But the direction is just calculated by the phase shift between an omnidirectional and a directional signal. So it can be implemented very cheaply on every plane.
It truly is 60s level wizardry.
There are some convincing reasons for being cautious on general on that front. Accidents have happened because some beacons have been substituted for the wrong location or even things like slant range being different from true range. In general ADF is so inaccurate that its protected areas are massive.
That's the last thing you want to do. Here in Europe, we're dealing with serious issues because the Russians are jamming GPS from somewhere in Kaliningrad, but unfortunately we can't respond adequately without legitimately risking WW3.
Great for listening to LW & MW(AM) radio stations in the cockpit though. Rumour has it some pilots would patch big sports games into the in-flight entertainment channels so you wouldn't miss them just because you're in the air.
When a rotating, say one turn in 10 seconds, green light is pointing north, a red light flashes.
If you see a green flash 1 second before a red flash, you're on the 36 degree radial.

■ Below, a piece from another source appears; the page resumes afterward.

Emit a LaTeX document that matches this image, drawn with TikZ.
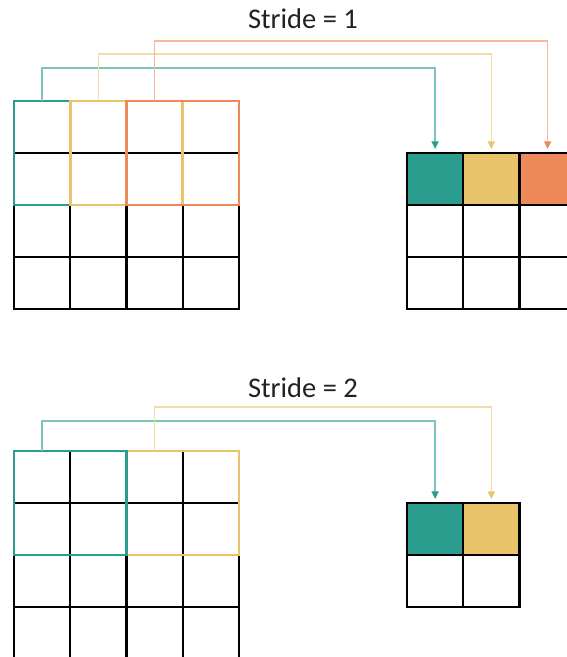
\documentclass[tikz,border=0pt]{standalone}
\usepackage{fontspec}
\setsansfont{Carlito}
\usetikzlibrary{arrows.meta, positioning}
\definecolor{KernTeal}{HTML}{2A9D8F}
\definecolor{KernGold}{HTML}{E9C46A}
\definecolor{KernCoral}{HTML}{EE8959}
\definecolor{LabelInk}{HTML}{222222}

\begin{document}
\begin{tikzpicture}[
    x=1pt, y=1pt,
    font=\sffamily,
    cell/.style={
      draw=black,
      line width=2.4pt,
      minimum width=56.25pt,
      minimum height=52pt,
      inner sep=0pt,
      outer sep=0pt,
    },
    win/.style={
      draw=#1,
      line width=2.8pt,
    },
    feed/.style={
      draw=#1!60,
      line width=1.4pt,
      -{Triangle[length=7.5pt,width=7pt,color=#1]},
      shorten >=4pt,
    },
    title/.style={
      font=\sffamily\fontsize{28.5}{32}\selectfont,
      text=LabelInk,
      anchor=base,
    },
  ]
    \useasboundingbox (0,0) rectangle (567,657);
    \clip (0,0) rectangle (567,657);

    % stride 1: input grid and output
    \foreach \r in {1,...,4}
      \foreach \c in {1,...,4}
        \node[cell] (a-\r-\c) at ({14+56.25*(\c-0.5)}, {556-52*(\r-0.5)}) {};
    \foreach \c/\f in {1/KernTeal,2/KernGold,3/KernCoral} {
      \node[cell, fill=\f] (b-1-\c) at ({407+56.25*(\c-0.5)}, 478) {};
      \foreach \r in {2,3}
        \node[cell] (b-\r-\c) at ({407+56.25*(\c-0.5)}, {504-52*(\r-0.5)}) {};
    }
    \node[title] (s1) at (303,628) {Stride = 1};

    \draw[win=KernTeal] (a-1-1.north west) rectangle (a-2-2.south east);
    \draw[win=KernGold] (a-1-2.north west) rectangle (a-2-3.south east);
    \draw[win=KernCoral] (a-1-3.north west) rectangle (a-2-4.south east);

    \draw[feed=KernTeal] (a-1-1.north) -- ++(0,33) -| (b-1-1.north);
    \draw[feed=KernGold] (a-1-2.north) -- ++(0,47) -| (b-1-2.north);
    \draw[feed=KernCoral] (a-1-3.north) -- ++(0,60) -| (b-1-3.north);

    % stride 2: input grid and output
    \foreach \r in {1,...,4}
      \foreach \c in {1,...,4}
        \node[cell] (c-\r-\c) at ({14+56.25*(\c-0.5)}, {206-52*(\r-0.5)}) {};
    \foreach \c/\f in {1/KernTeal,2/KernGold} {
      \node[cell, fill=\f] (d-1-\c) at ({407+56.25*(\c-0.5)}, 128) {};
      \node[cell] (d-2-\c) at ({407+56.25*(\c-0.5)}, 76) {};
    }
    \node[title] (s2) at (303,259) {Stride = 2};

    \draw[win=KernGold] (c-1-3.north west) rectangle (c-2-4.south east);
    \draw[win=KernTeal] (c-1-1.north west) rectangle (c-2-2.south east);

    \draw[feed=KernTeal] (c-1-1.north) -- ++(0,30) -| (d-1-1.north);
    \draw[feed=KernGold] (c-1-3.north) -- ++(0,44) -| (d-1-2.north);
  \end{tikzpicture}
\end{document}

The mechanical differences are quite obvious when you look at a VOR, a TACAN, and a VORTAC, but the engineering behind them is interesting.
He set up his receiver near the VOR, though. So he doesn't get any useful distance info from it. He can hear the aircraft's query and the fixed station's reply, but near the DME station, the difference will be constant, just the fixed delay.
The next step is to put the receiver far from the DME station. Then, the time delay measured will indicate the aircraft to DME station distance minus the aircraft to receiver distance. I think this lets you locate the aircraft somewhere on a hyperbola, similar to the way GPS and LORAN work off time differences. If you have two receivers at different locations, you should be able to get two hyperbolas and locate the aircraft.
This is really a 3D problem, because altitude. So you get quadric surfaces and need 3 receivers. Preferably four, because there are multiple solutions. Two is enough to get a rough aircraft location for test purposes.
This has potential as a ground backup for ADS-B. ADS-B tells you where the aircraft nav system thinks it is. This is telling you where it really is, if it's using a VOR/DME at the moment.
But not who it is. That's not in the DME poll.
This is the crucial thing. The article says
> The pilot will usually tune the radios to the stations that are part of the procedure that the aircraft is flying (although the pilot is free to tune to other stations as a cross check), so the kind of aircraft that we expect to see in the recording are those operating on the Madrid Barajas airport, not those flying high en route.
The article author has it right. Nowadays most aircraft are using GPS to navigate, and only use DME if on a specific approach procedure that requires it. In practice, this has far narrower scope than ADS-B.
Another commenter has it right - if instead of an experiment you actually want to locate aircraft without (or not) using ADS-B, you're far better off doing MLAT on Mode S, though you do need multiple spatially separated receivers for that. Aircraft are far more likely to have a Mode S transponder and have it switched on than they are to be using DME on the frequency you choose to monitor.
In fact it’s quite common to shoot approaches that have DME specified fixes in an aircraft that doesn’t even have a DME transceiver.
MLAT data can be used for either unofficial situational awareness in non-radar facilities (to display non-ADS-B aircraft), and in some limited cases can be fed directly into official radar displays when running in sensor fusion mode.